Data segment:

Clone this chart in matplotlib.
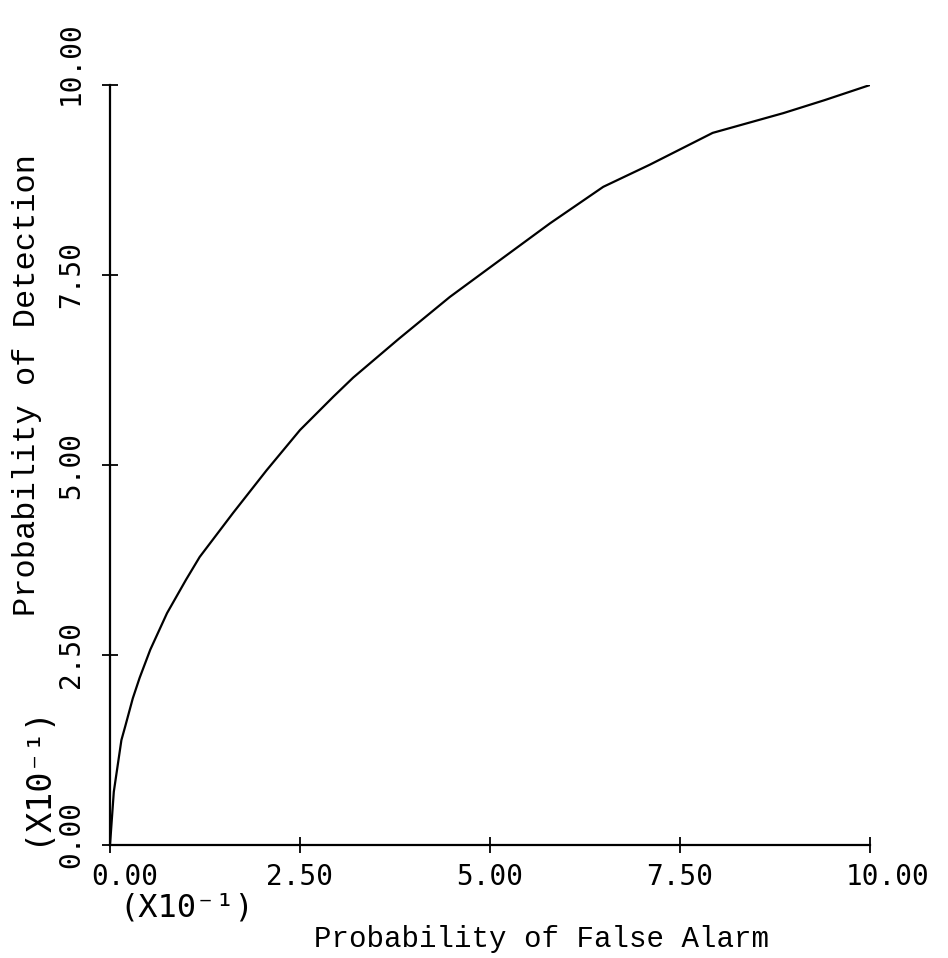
import matplotlib.pyplot as plt
from matplotlib.transforms import ScaledTranslation

# ROC curve (both axes in units of 0.1)
pfa = [0.0, 0.05, 0.15, 0.2, 0.3, 0.39, 0.53, 0.75, 1.0, 1.18, 1.4, 1.62, 2.06,
       2.5, 2.94, 3.2, 3.8, 4.47, 5.0, 5.79, 6.49, 7.1, 7.93, 8.86, 9.4, 10.0]
pdet = [0.0, 0.7, 1.38, 1.56, 1.93, 2.2, 2.57, 3.05, 3.49, 3.79, 4.08, 4.37, 4.93,
        5.46, 5.9, 6.15, 6.66, 7.21, 7.6, 8.18, 8.66, 8.95, 9.37, 9.63, 9.8, 10.0]
ticks = [0.0, 2.5, 5.0, 7.5, 10.0]
tick_labels = ["0.00", "2.50", "5.00", "7.50", "10.00"]

MONO = ["DejaVu Sans Mono"]
TYPE = ["Liberation Mono", "DejaVu Sans Mono"]

fig = plt.figure(figsize=(9.48, 9.58), dpi=100)
ax = fig.add_axes([110 / 948, 1 - 845 / 958, 760 / 948, 760 / 958])
ax.plot(pfa, pdet, color="black", lw=1.6, solid_joinstyle="round")

ax.set_xlim(0, 10)
ax.set_ylim(0, 10)
ax.spines["top"].set_visible(False)
ax.spines["right"].set_visible(False)
for s in ("left", "bottom"):
    ax.spines[s].set_linewidth(1.6)
    ax.spines[s].set_color("black")

ax.set_xticks(ticks)
ax.set_xticklabels(tick_labels, family=MONO, fontsize=20)
ax.set_yticks(ticks)
ax.set_yticklabels(tick_labels, family=MONO, fontsize=20, rotation=90, va="center")
ax.tick_params(direction="inout", length=12, width=1.3)
ax.tick_params(axis="x", pad=7)
ax.tick_params(axis="y", pad=12)


# end labels nudged away from the corner, like the plotter did
def nudge(lab, dx, dy):
    lab.set_transform(lab.get_transform() + ScaledTranslation(dx / 100, dy / 100, fig.dpi_scale_trans))


xl = ax.get_xticklabels()
yl = ax.get_yticklabels()
nudge(xl[0], 15, 0)
nudge(xl[-1], 18, 0)
nudge(yl[0], 0, 10)
nudge(yl[-1], 0, 22)

fig.text(542 / 948, 1 - 947 / 958, "Probability of False Alarm", family=TYPE,
         fontsize=21, ha="center", va="baseline")
fig.text(27 / 948, 1 - 385 / 958, "Probability of Detection", family=TYPE,
         fontsize=23, ha="center", va="center", rotation=90)
fig.text(187 / 948, 1 - 908 / 958, "(X10\u207b\u00b9)", family=MONO,
         fontsize=23, ha="center", va="center")
fig.text(35 / 948, 1 - 775 / 958, "(X10\u207b\u00b9)", family=MONO,
         fontsize=24, ha="center", va="center", rotation=90)

fig.savefig("out.png", dpi=100)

Your task: Restate the whole listing above exactly, except for its images.

Correct response:
Clone this chart in matplotlib.
import matplotlib.pyplot as plt
from matplotlib.transforms import ScaledTranslation

# ROC curve (both axes in units of 0.1)
pfa = [0.0, 0.05, 0.15, 0.2, 0.3, 0.39, 0.53, 0.75, 1.0, 1.18, 1.4, 1.62, 2.06,
       2.5, 2.94, 3.2, 3.8, 4.47, 5.0, 5.79, 6.49, 7.1, 7.93, 8.86, 9.4, 10.0]
pdet = [0.0, 0.7, 1.38, 1.56, 1.93, 2.2, 2.57, 3.05, 3.49, 3.79, 4.08, 4.37, 4.93,
        5.46, 5.9, 6.15, 6.66, 7.21, 7.6, 8.18, 8.66, 8.95, 9.37, 9.63, 9.8, 10.0]
ticks = [0.0, 2.5, 5.0, 7.5, 10.0]
tick_labels = ["0.00", "2.50", "5.00", "7.50", "10.00"]

MONO = ["DejaVu Sans Mono"]
TYPE = ["Liberation Mono", "DejaVu Sans Mono"]

fig = plt.figure(figsize=(9.48, 9.58), dpi=100)
ax = fig.add_axes([110 / 948, 1 - 845 / 958, 760 / 948, 760 / 958])
ax.plot(pfa, pdet, color="black", lw=1.6, solid_joinstyle="round")

ax.set_xlim(0, 10)
ax.set_ylim(0, 10)
ax.spines["top"].set_visible(False)
ax.spines["right"].set_visible(False)
for s in ("left", "bottom"):
    ax.spines[s].set_linewidth(1.6)
    ax.spines[s].set_color("black")

ax.set_xticks(ticks)
ax.set_xticklabels(tick_labels, family=MONO, fontsize=20)
ax.set_yticks(ticks)
ax.set_yticklabels(tick_labels, family=MONO, fontsize=20, rotation=90, va="center")
ax.tick_params(direction="inout", length=12, width=1.3)
ax.tick_params(axis="x", pad=7)
ax.tick_params(axis="y", pad=12)


# end labels nudged away from the corner, like the plotter did
def nudge(lab, dx, dy):
    lab.set_transform(lab.get_transform() + ScaledTranslation(dx / 100, dy / 100, fig.dpi_scale_trans))


xl = ax.get_xticklabels()
yl = ax.get_yticklabels()
nudge(xl[0], 15, 0)
nudge(xl[-1], 18, 0)
nudge(yl[0], 0, 10)
nudge(yl[-1], 0, 22)

fig.text(542 / 948, 1 - 947 / 958, "Probability of False Alarm", family=TYPE,
         fontsize=21, ha="center", va="baseline")
fig.text(27 / 948, 1 - 385 / 958, "Probability of Detection", family=TYPE,
         fontsize=23, ha="center", va="center", rotation=90)
fig.text(187 / 948, 1 - 908 / 958, "(X10\u207b\u00b9)", family=MONO,
         fontsize=23, ha="center", va="center")
fig.text(35 / 948, 1 - 775 / 958, "(X10\u207b\u00b9)", family=MONO,
         fontsize=24, ha="center", va="center", rotation=90)

fig.savefig("out.png", dpi=100)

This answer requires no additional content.